In some genomes, one or more of the three Z domains has been duplicated. In this case, duplicates are distinguished by adding lowercase letters (a, b, c, etc), labelling each duplicate alphabetically, proceeding in a 5' to 3' direction.

Sequence data

The sequence data in this project have been organised into the following sources:

ncbi-refseqs: mRNA reference sequences for A3 genes from distinct species. These XML-formatted files are downloaded directly from NCBI using a GLUE module (see here) and are uniquely identified within this project by their GenBank accession numbers.

fasta-curated: A non-redundant set of loci disclosing similarity to A3 Z-domains. These FASTA sequences have been curated via systematic screening of whole genome sequence (WGS) assemblies using the DIGS tool. Sequences in this source have unique IDs based on arbitrary numbering.

fasta-refseqs: Reference sequences of A3 genes not included in NCBI (e.g. pseudogenes).

Sequence-associated data

Sequences included in this project are linked to auxiliary data in tabular format, this includes:

  1. Sequence-associated metadata for the reference mRNA sequences in ncbi-refseqs.
  2. Locus data for the sequences in fasta-curated.

Multiple sequence alignments (MSAs)

Several distinct categories of MSA are included in this project, each representing a distinct taxonomic level.
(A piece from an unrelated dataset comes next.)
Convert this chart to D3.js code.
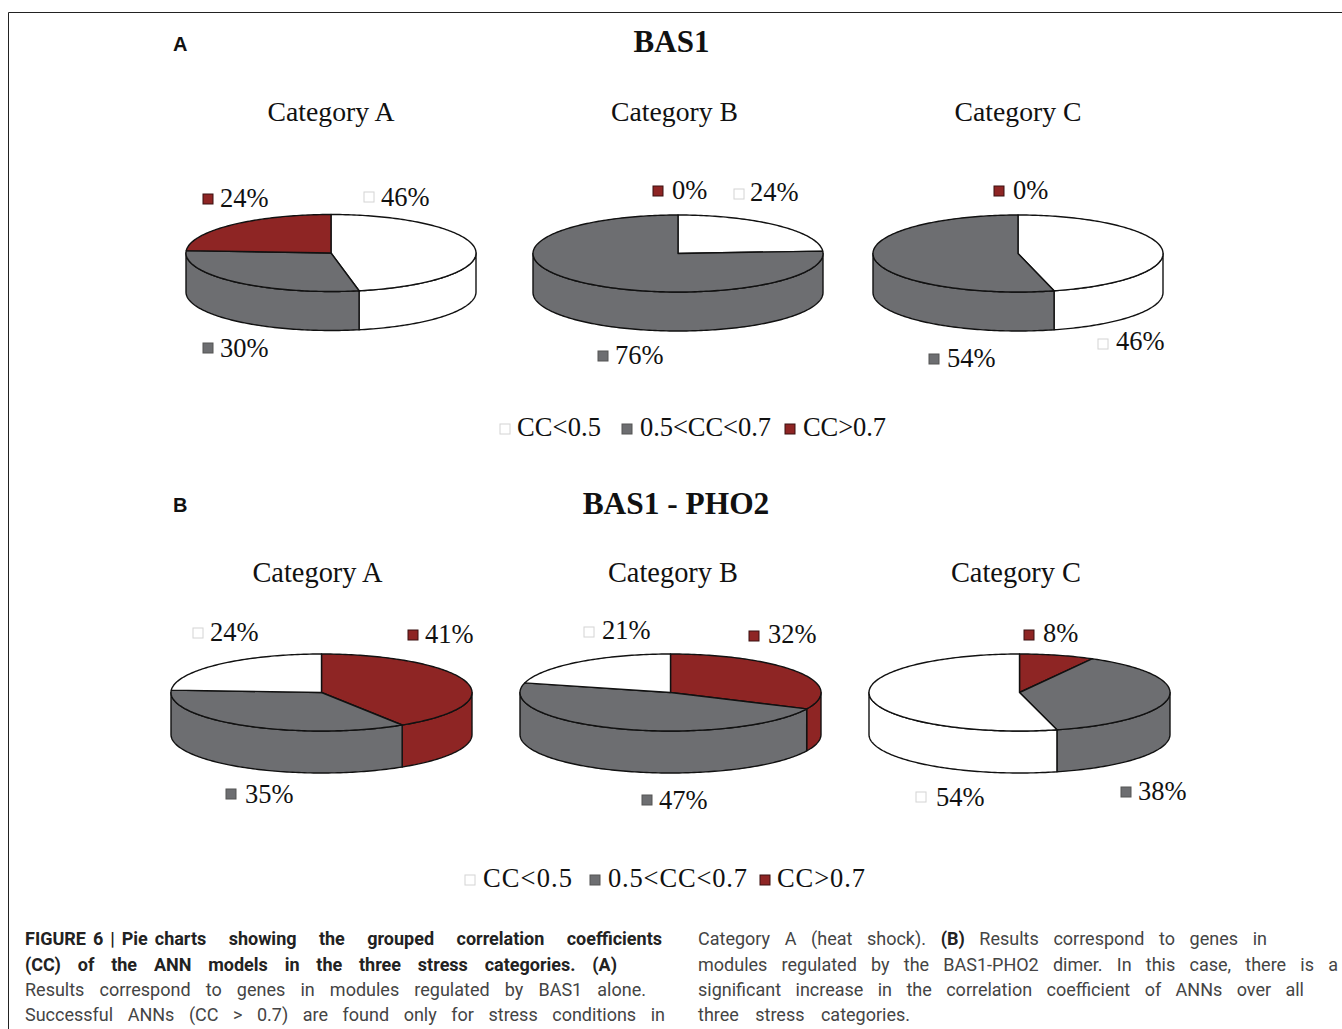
<!DOCTYPE html>
<html><head><meta charset="utf-8">
<script src="https://cdn.jsdelivr.net/npm/d3@7"></script>
<style>html,body{margin:0;padding:0;background:#fff;overflow:hidden}svg{display:block}</style>
</head><body><svg id="c" width="1342" height="1029"></svg>
<script>
// ---- data ----
const classes = ["CC<0.5", "0.5<CC<0.7", "CC>0.7"];
const panelTitles = ["BAS1", "BAS1 - PHO2"];
const panelLetters = ["A", "B"];
const categories = ["Category A", "Category B", "Category C"];
const bas1A = [46, 30, 24];
const bas1ADrawn = [46.9, 29.1, 24];   // slice sizes; the printed labels are rounded differently
const bas1B = [24, 76, 0];
const bas1C = [46, 54, 0];
const phoA = [24, 35, 41];
const phoB = [21, 47, 32];
const phoC = [54, 38, 8];

// ---- layout & style (separate from data) ----
const fills = ["#ffffff", "#6d6e71", "#8e2524"];
const keyStroke = ["#d4d4d4", "#555", "#3a1010"];
const serif = "'Liberation Serif', serif";
const pies = [
  {v: bas1A, s: bas1ADrawn, order: [0,1,2], cx: 331, cy: 253, rx: 145, ry: 38.5, d: 39, cat: 0, catX: 331, catY: 120.5, catSize: 27.7,
   labs: [[369,197,381,206],[208,348,220,357],[208,199,220,207]]},
  {v: bas1B, order: [0,1,2], cx: 678, cy: 253.5, rx: 145, ry: 38.5, d: 39, cat: 1, catX: 674.5, catY: 120.5, catSize: 27.7,
   labs: [[739,194,750,201],[603,356,615,364],[658,191,672,199]]},
  {v: bas1C, order: [0,1,2], cx: 1018, cy: 253.5, rx: 145, ry: 38.5, d: 39, cat: 2, catX: 1018, catY: 120.5, catSize: 27.7,
   labs: [[1103,344,1116,350],[934,359,947,367],[999,191,1013,199]]},
  {v: phoA, order: [2,1,0], cx: 321.5, cy: 692.5, rx: 150.5, ry: 38.5, d: 42, cat: 0, catX: 317.5, catY: 582, catSize: 28.4,
   labs: [[198,633,210,641],[231,794,245,803],[413,635,425,643]]},
  {v: phoB, order: [2,1,0], cx: 670.5, cy: 692.5, rx: 150.5, ry: 38.5, d: 42, cat: 1, catX: 673, catY: 582, catSize: 28.4,
   labs: [[589,632,602,639],[647,800,659,809],[754,636,768,643]]},
  {v: phoC, order: [2,1,0], cx: 1019.5, cy: 692.5, rx: 150.5, ry: 38.5, d: 42, cat: 2, catX: 1016, catY: 582, catSize: 28.4,
   labs: [[921,797,936,806],[1126,792,1138,800],[1029,635,1043,642]]}
];
const legends = [
  {y: 436, items: [[505,517,84],[627,640,131],[790,803,83]]},
  {y: 887, items: [[470,483,89],[595,608,139],[765,777,88]]}
];
const titles = [{x:671.5,y:52,size:31},{x:676,y:514,size:31.4}];
const letters = [{x:173,y:51},{x:173,y:512}];
const captionLines = [
  {x:25, y:945, w:637, lead:"FIGURE 6 | Pie ", parts:[["charts showing the grouped correlation coefficients",1]]},
  {x:25, y:971, w:592, parts:[["(CC) of the ANN models in the three stress categories. (A)",1]]},
  {x:25, y:996, w:621, parts:[["Results correspond to genes in modules regulated by BAS1 alone.",0]]},
  {x:25, y:1021, w:640, parts:[["Successful ANNs (CC > 0.7) are found only for stress conditions in",0]]},
  {x:698, y:945, w:569, parts:[["Category A (heat shock). ",0],["(B)",1],[" Results correspond to genes in",0]]},
  {x:698, y:971, w:640, parts:[["modules regulated by the BAS1-PHO2 dimer. In this case, there is a",0]]},
  {x:698, y:996, w:606, parts:[["significant increase in the correlation coefficient of ANNs over all",0]]},
  {x:698, y:1021, w:212, parts:[["three stress categories.",0]]}
];

const svg = d3.select("#c");
svg.append("path").attr("d","M1342 12.5H8.5V1029").attr("fill","none").attr("stroke","#222").attr("stroke-width",1);

function pt(p, a, dy=0){ return [p.cx + p.rx*Math.sin(a), p.cy - p.ry*Math.cos(a) + dy]; }
function arcPts(p, a0, a1, dy=0){
  const n = Math.max(2, Math.ceil((a1-a0)/0.02)), s = d3.scaleLinear().domain([0,n]).range([a0,a1]);
  return d3.range(n+1).map(i => pt(p, s(i), dy));
}
const line = d3.line();

pies.forEach(p => {
  const g = svg.append("g");
  const pie = d3.pie().sort(null).value(d => d.value);
  const sizes = p.s || p.v;
  const arcs = pie(p.order.map(i => ({value:sizes[i], cls:i}))).filter(a => a.value > 0);
  const lo = Math.PI/2, hi = Math.PI*1.5;
  arcs.forEach(a => {
    const a0 = Math.max(a.startAngle, lo), a1 = Math.min(a.endAngle, hi);
    if (a1 <= a0) return;
    const top = arcPts(p, a0, a1), bot = arcPts(p, a0, a1, p.d).reverse();
    g.append("path").attr("d", line(top.concat(bot)) + "Z")
      .attr("fill", fills[a.data.cls]).attr("stroke","#111").attr("stroke-width",1.4).attr("stroke-linejoin","round");
  });
  arcs.forEach(a => {
    const pts = [[p.cx,p.cy]].concat(arcPts(p, a.startAngle, a.endAngle));
    g.append("path").attr("d", line(pts) + "Z")
      .attr("fill", fills[a.data.cls]).attr("stroke","#111").attr("stroke-width",1.4).attr("stroke-linejoin","round");
  });
  svg.append("text").text(categories[p.cat]).attr("x",p.catX).attr("y",p.catY)
    .attr("text-anchor","middle").attr("font-family",serif).attr("font-size",p.catSize).attr("fill","#111");
  p.v.forEach((val,i) => {
    const [kx,ky,tx,ty] = p.labs[i];
    if (val === 0 && i !== 2) return;
    svg.append("rect").attr("x",kx-5).attr("y",ky-5).attr("width",10).attr("height",10)
      .attr("fill",fills[i]).attr("stroke",keyStroke[i]).attr("stroke-width",1);
    svg.append("text").text(val+"%").attr("x",tx).attr("y",ty)
      .attr("font-family",serif).attr("font-size",26.5).attr("fill","#111");
  });
});

legends.forEach(l => {
  l.items.forEach((it,i) => {
    svg.append("rect").attr("x",it[0]-5).attr("y",l.y-12).attr("width",10).attr("height",10)
      .attr("fill",fills[i]).attr("stroke",keyStroke[i]);
    svg.append("text").text(classes[i]).attr("x",it[1]).attr("y",l.y)
      .attr("textLength",it[2]).attr("lengthAdjust","spacing")
      .attr("font-family",serif).attr("font-size",26.5).attr("fill","#111");
  });
});

panelTitles.forEach((t,i) => {
  svg.append("text").text(t).attr("x",titles[i].x).attr("y",titles[i].y).attr("text-anchor","middle")
    .attr("font-family",serif).attr("font-weight","bold").attr("font-size",titles[i].size).attr("fill","#111");
  svg.append("text").text(panelLetters[i]).attr("x",letters[i].x).attr("y",letters[i].y)
    .attr("font-family","'Liberation Sans', sans-serif").attr("font-weight","bold").attr("font-size",20).attr("fill","#111");
});

captionLines.forEach(c => {
  const t = svg.append("text").attr("x",c.x).attr("y",c.y).attr("font-family","'Roboto', sans-serif").attr("font-size",18).style("white-space","pre");
  let width = c.w;
  if (c.lead) {
    const l = t.append("tspan").text(c.lead).attr("font-weight","bold").attr("fill","#222").attr("word-spacing",2.5);
    width -= l.node().getComputedTextLength();
  }
  const body = t.append("tspan");
  c.parts.forEach(([s,b]) => body.append("tspan").text(s).attr("font-weight",b?"bold":"normal").attr("fill",b?"#222":"#444"));
  const nSpaces = c.parts.map(q=>q[0]).join("").split(" ").length-1;
  const w = body.node().getComputedTextLength();
  body.attr("word-spacing", (width-w)/nSpaces);
});
</script></body></html>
  1. Tip MSAs: Alignments of A3 alleles from a single species (mRNAs)
  2. Internal MSAs: A3 genes (mRNAs) and A3 gene loci (genomic DNA)
  3. Root MSA capturing homology between distint A3 genes

Scripts

Scripts used in the analysis can be found here.

Contributors

Jumpei Ito (jampei0513@yahoo.co.jp)

Robert J. Gifford (robert.gifford@glasgow.ac.uk)

Kei Sato


Related Publications


Ito J, Gifford RJ, and Kei Sato (2019)
Retroviruses drive the rapid evolution of mammalian APOBEC3 genes.
PNAS [view]

Zhu H, Dennis T, Hughes J, and RJ Gifford (2018)
Database-integrated genome screening (DIGS): exploring genomes heuristically using sequence similarity search tools and a relational database. [preprint]


License


This project is licensed under the GNU Affero General Public License v. 3.0.